Your objective - Extract each line of the material that follows exactly and omit its pictures.

━━━━━ The input

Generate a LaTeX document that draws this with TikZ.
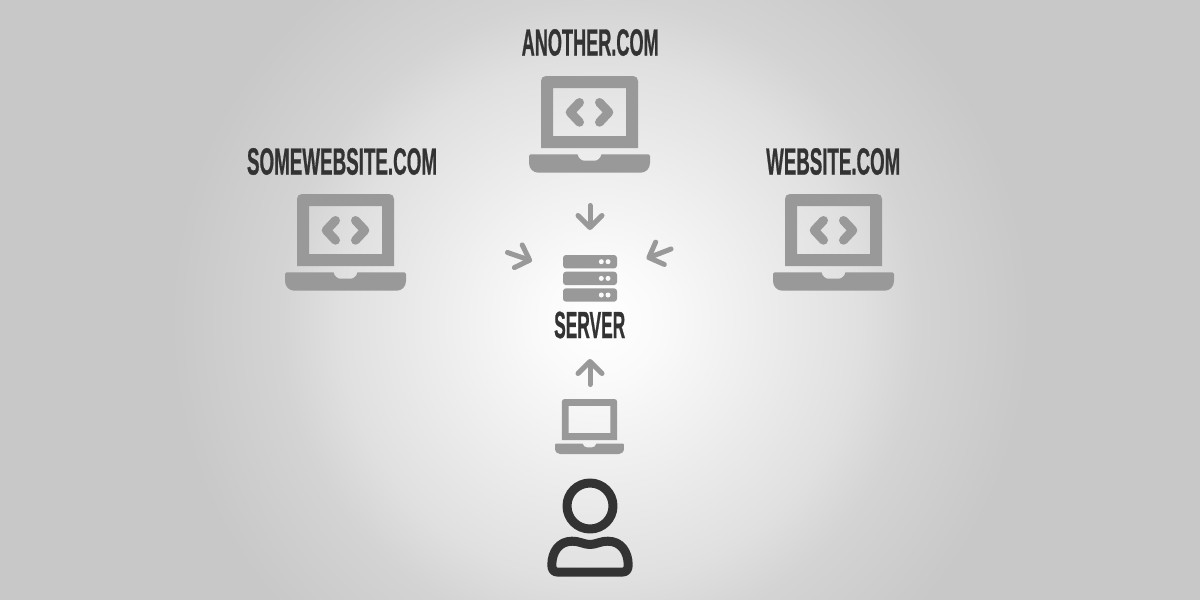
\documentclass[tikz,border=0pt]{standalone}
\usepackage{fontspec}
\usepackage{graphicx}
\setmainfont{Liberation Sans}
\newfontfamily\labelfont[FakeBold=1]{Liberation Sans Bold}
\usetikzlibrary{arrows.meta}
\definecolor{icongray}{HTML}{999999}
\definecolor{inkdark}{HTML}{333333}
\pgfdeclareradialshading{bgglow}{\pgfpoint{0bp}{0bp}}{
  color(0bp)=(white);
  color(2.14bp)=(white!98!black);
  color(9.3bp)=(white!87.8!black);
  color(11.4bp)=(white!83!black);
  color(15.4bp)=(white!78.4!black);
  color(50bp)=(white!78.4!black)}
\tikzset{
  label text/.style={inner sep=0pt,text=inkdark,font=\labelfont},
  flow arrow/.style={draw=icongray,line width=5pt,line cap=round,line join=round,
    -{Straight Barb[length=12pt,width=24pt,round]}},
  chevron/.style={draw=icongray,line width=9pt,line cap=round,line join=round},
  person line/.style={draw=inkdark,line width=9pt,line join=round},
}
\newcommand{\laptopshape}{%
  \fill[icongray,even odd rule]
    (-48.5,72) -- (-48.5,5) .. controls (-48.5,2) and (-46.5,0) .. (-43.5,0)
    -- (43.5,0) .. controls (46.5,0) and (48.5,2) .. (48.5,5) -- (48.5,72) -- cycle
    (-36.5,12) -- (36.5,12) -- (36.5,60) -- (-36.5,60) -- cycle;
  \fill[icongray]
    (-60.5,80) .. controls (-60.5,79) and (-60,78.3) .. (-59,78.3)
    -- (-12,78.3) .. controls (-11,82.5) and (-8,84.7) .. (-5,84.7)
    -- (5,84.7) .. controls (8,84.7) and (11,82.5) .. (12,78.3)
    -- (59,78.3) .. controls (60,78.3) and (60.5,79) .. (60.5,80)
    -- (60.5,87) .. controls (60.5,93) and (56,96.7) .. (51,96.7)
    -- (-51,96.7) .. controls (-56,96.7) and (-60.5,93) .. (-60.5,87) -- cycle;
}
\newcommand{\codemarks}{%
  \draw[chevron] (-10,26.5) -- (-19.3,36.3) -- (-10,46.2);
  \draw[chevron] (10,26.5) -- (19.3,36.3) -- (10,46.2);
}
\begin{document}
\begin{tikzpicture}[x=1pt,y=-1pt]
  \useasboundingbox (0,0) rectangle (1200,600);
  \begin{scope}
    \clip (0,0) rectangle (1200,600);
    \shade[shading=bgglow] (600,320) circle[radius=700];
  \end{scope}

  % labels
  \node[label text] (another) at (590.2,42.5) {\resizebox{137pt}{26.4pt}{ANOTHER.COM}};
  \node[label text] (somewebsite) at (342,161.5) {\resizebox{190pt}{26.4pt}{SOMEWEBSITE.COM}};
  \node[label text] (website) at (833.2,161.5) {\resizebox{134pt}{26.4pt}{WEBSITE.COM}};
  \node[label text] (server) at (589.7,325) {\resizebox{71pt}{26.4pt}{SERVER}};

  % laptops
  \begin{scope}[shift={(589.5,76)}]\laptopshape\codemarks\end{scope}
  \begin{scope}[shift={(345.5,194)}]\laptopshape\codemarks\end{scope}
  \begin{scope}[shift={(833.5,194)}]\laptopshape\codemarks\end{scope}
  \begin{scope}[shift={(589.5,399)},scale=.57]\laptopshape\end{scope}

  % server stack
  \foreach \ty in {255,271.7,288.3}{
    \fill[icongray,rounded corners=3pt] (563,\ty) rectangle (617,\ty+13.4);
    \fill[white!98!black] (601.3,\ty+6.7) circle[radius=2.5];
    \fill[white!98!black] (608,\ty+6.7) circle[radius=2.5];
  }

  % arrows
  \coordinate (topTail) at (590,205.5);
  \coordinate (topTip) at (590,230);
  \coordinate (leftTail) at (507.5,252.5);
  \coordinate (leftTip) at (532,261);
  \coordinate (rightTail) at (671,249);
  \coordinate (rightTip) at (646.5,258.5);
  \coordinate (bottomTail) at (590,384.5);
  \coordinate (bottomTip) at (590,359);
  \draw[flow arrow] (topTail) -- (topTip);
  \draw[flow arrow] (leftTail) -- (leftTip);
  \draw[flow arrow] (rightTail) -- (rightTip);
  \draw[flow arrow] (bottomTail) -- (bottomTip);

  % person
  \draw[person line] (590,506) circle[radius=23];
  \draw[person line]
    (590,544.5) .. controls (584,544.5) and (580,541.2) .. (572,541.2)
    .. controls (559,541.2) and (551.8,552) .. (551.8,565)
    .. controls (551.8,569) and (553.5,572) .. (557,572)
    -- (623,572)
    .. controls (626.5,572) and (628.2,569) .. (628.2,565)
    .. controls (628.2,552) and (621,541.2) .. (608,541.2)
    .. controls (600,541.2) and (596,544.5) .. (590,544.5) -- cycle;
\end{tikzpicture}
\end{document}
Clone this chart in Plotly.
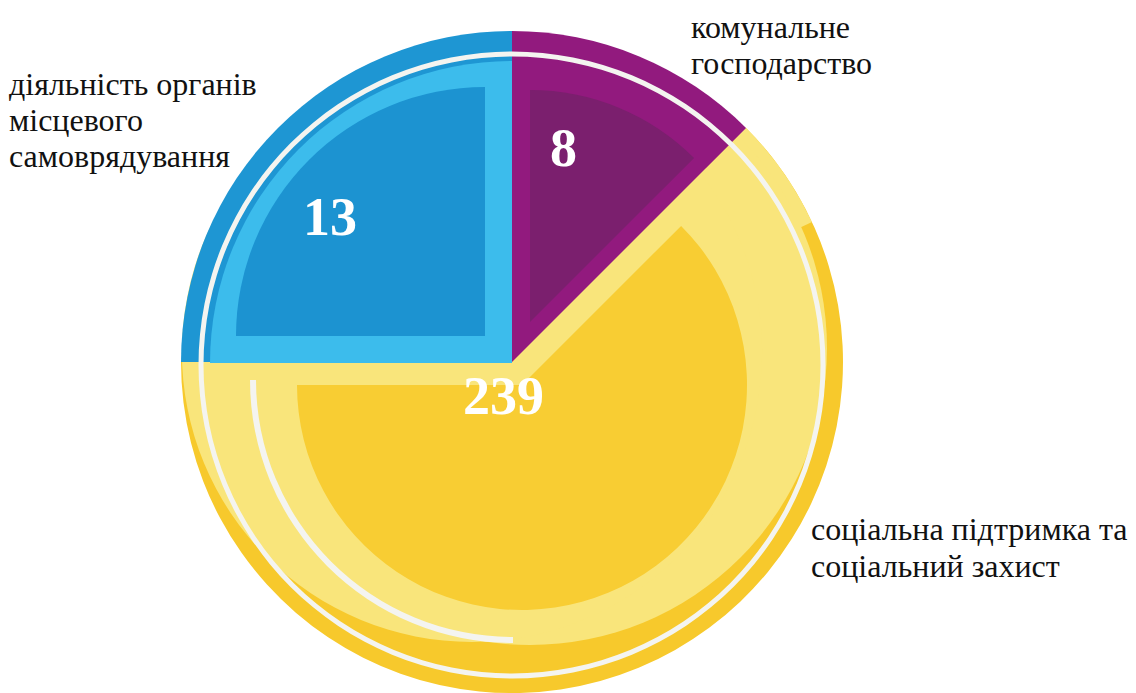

━━━━━━━━━━

Solution for this exercise -
Generate a LaTeX document that draws this with TikZ.
\documentclass[tikz,border=0pt]{standalone}
\usepackage{fontspec}
\usepackage{graphicx}
\setmainfont{Liberation Sans}
\newfontfamily\labelfont[FakeBold=1]{Liberation Sans Bold}
\usetikzlibrary{arrows.meta}
\definecolor{icongray}{HTML}{999999}
\definecolor{inkdark}{HTML}{333333}
\pgfdeclareradialshading{bgglow}{\pgfpoint{0bp}{0bp}}{
  color(0bp)=(white);
  color(2.14bp)=(white!98!black);
  color(9.3bp)=(white!87.8!black);
  color(11.4bp)=(white!83!black);
  color(15.4bp)=(white!78.4!black);
  color(50bp)=(white!78.4!black)}
\tikzset{
  label text/.style={inner sep=0pt,text=inkdark,font=\labelfont},
  flow arrow/.style={draw=icongray,line width=5pt,line cap=round,line join=round,
    -{Straight Barb[length=12pt,width=24pt,round]}},
  chevron/.style={draw=icongray,line width=9pt,line cap=round,line join=round},
  person line/.style={draw=inkdark,line width=9pt,line join=round},
}
\newcommand{\laptopshape}{%
  \fill[icongray,even odd rule]
    (-48.5,72) -- (-48.5,5) .. controls (-48.5,2) and (-46.5,0) .. (-43.5,0)
    -- (43.5,0) .. controls (46.5,0) and (48.5,2) .. (48.5,5) -- (48.5,72) -- cycle
    (-36.5,12) -- (36.5,12) -- (36.5,60) -- (-36.5,60) -- cycle;
  \fill[icongray]
    (-60.5,80) .. controls (-60.5,79) and (-60,78.3) .. (-59,78.3)
    -- (-12,78.3) .. controls (-11,82.5) and (-8,84.7) .. (-5,84.7)
    -- (5,84.7) .. controls (8,84.7) and (11,82.5) .. (12,78.3)
    -- (59,78.3) .. controls (60,78.3) and (60.5,79) .. (60.5,80)
    -- (60.5,87) .. controls (60.5,93) and (56,96.7) .. (51,96.7)
    -- (-51,96.7) .. controls (-56,96.7) and (-60.5,93) .. (-60.5,87) -- cycle;
}
\newcommand{\codemarks}{%
  \draw[chevron] (-10,26.5) -- (-19.3,36.3) -- (-10,46.2);
  \draw[chevron] (10,26.5) -- (19.3,36.3) -- (10,46.2);
}
\begin{document}
\begin{tikzpicture}[x=1pt,y=-1pt]
  \useasboundingbox (0,0) rectangle (1200,600);
  \begin{scope}
    \clip (0,0) rectangle (1200,600);
    \shade[shading=bgglow] (600,320) circle[radius=700];
  \end{scope}

  % labels
  \node[label text] (another) at (590.2,42.5) {\resizebox{137pt}{26.4pt}{ANOTHER.COM}};
  \node[label text] (somewebsite) at (342,161.5) {\resizebox{190pt}{26.4pt}{SOMEWEBSITE.COM}};
  \node[label text] (website) at (833.2,161.5) {\resizebox{134pt}{26.4pt}{WEBSITE.COM}};
  \node[label text] (server) at (589.7,325) {\resizebox{71pt}{26.4pt}{SERVER}};

  % laptops
  \begin{scope}[shift={(589.5,76)}]\laptopshape\codemarks\end{scope}
  \begin{scope}[shift={(345.5,194)}]\laptopshape\codemarks\end{scope}
  \begin{scope}[shift={(833.5,194)}]\laptopshape\codemarks\end{scope}
  \begin{scope}[shift={(589.5,399)},scale=.57]\laptopshape\end{scope}

  % server stack
  \foreach \ty in {255,271.7,288.3}{
    \fill[icongray,rounded corners=3pt] (563,\ty) rectangle (617,\ty+13.4);
    \fill[white!98!black] (601.3,\ty+6.7) circle[radius=2.5];
    \fill[white!98!black] (608,\ty+6.7) circle[radius=2.5];
  }

  % arrows
  \coordinate (topTail) at (590,205.5);
  \coordinate (topTip) at (590,230);
  \coordinate (leftTail) at (507.5,252.5);
  \coordinate (leftTip) at (532,261);
  \coordinate (rightTail) at (671,249);
  \coordinate (rightTip) at (646.5,258.5);
  \coordinate (bottomTail) at (590,384.5);
  \coordinate (bottomTip) at (590,359);
  \draw[flow arrow] (topTail) -- (topTip);
  \draw[flow arrow] (leftTail) -- (leftTip);
  \draw[flow arrow] (rightTail) -- (rightTip);
  \draw[flow arrow] (bottomTail) -- (bottomTip);

  % person
  \draw[person line] (590,506) circle[radius=23];
  \draw[person line]
    (590,544.5) .. controls (584,544.5) and (580,541.2) .. (572,541.2)
    .. controls (559,541.2) and (551.8,552) .. (551.8,565)
    .. controls (551.8,569) and (553.5,572) .. (557,572)
    -- (623,572)
    .. controls (626.5,572) and (628.2,569) .. (628.2,565)
    .. controls (628.2,552) and (621,541.2) .. (608,541.2)
    .. controls (600,541.2) and (596,544.5) .. (590,544.5) -- cycle;
\end{tikzpicture}
\end{document}
Clone this chart in Plotly.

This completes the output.